Jennifer Cole

Jennifer Cole

Fellow: Awarded 2013
Field of Study: African Studies

Competition: US & Canada

University of Chicago

Jennifer Cole is a cultural anthropologist whose research investigates how personal change over the life course shapes, and is shaped by, broader political, economic, and cultural transformations: the unruly terrain where person and history meet.  Drawing on intensive fieldwork in Madagascar and now in France, her work addresses these issues by studying social memory, youth and generational change, intimate economies of sex and love, and more recently, female migration, all issues that are part of her broader interest in intergenerational transformation.  Social memory, youth, and migration have all been classic topics in sociology. Cole approaches them, however, with the sensibilities and methodology of a cultural anthropologist steeped in long-term fieldwork in a single society while sharing historians’ concern with watching change and continuity emerge over time.  Her first book, Forget Colonialism? Sacrifice and the Art of Memory in Madagascar (2001), offered a nuanced account of how one small community grappled with the legacy of intrusive colonial violence while formulating a new approach to the study of historical memory.  A second book, Sex and Salvation:  Imagining the Future in Madagascar (2010), contributes to the contemporary study of youth, globalization, and generational change.  She has also published several edited volumes, two of which focus on youth, intergenerational relations, and temporality (Generations and Globalization, 2007 and Figuring the Future, 2008, both edited with Deborah Durham).
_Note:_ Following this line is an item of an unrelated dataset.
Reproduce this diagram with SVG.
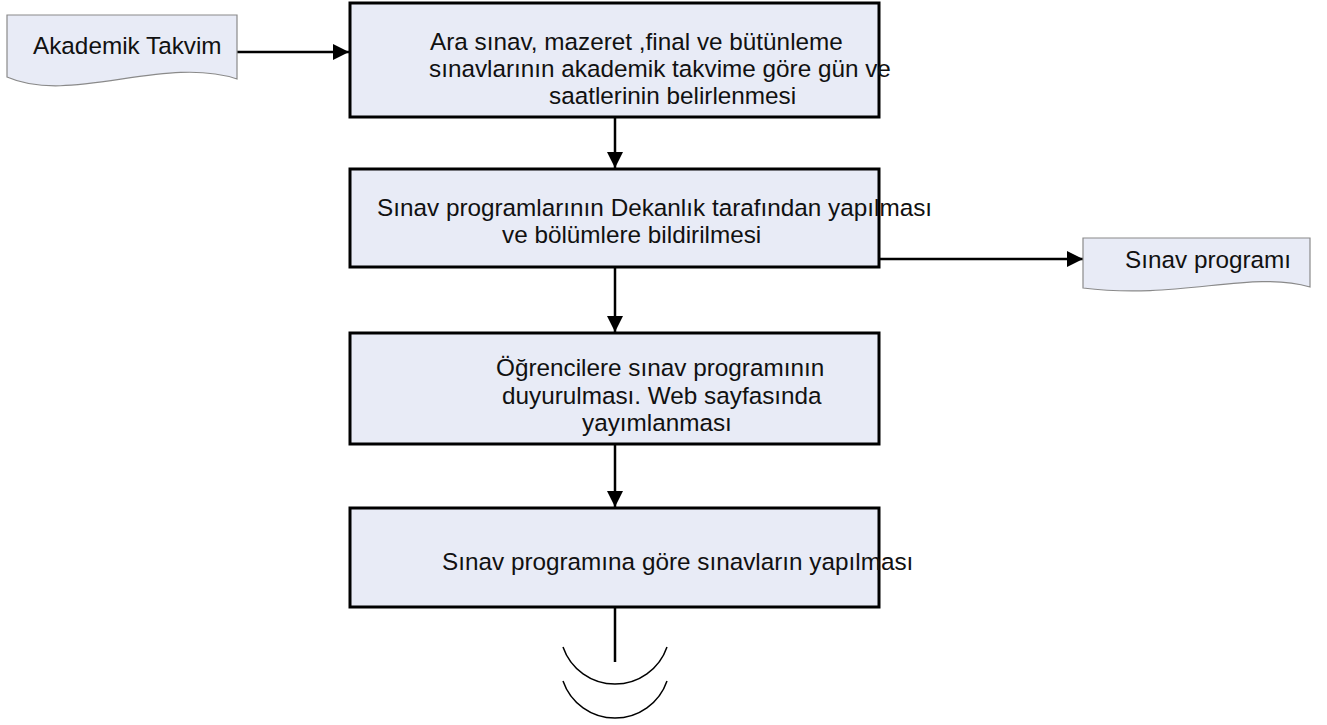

A third edited volume examines the issue of love in Africa (Love in Africa, edited with Lynn Thomas).   During her tenure as a Guggenheim Fellow, Cole will be working on a book tentatively entitled No Longer the Bachelor’s Ball:  Malagasy Marriage Migrants and the Making of a Hybrid Culture in France.  Based on fieldwork in France and her prior work in Madagascar, the book investigates the social, economic, political, and cultural processes that prompt women from Madagascar and men from rural France to seek one another as marriage partners and the complex cultural transformations that result from the formation of these binational and biracial families. Cole is a professor in the Department of Comparative Human Development at the University of Chicago and the Chair of the Committee on African Studies.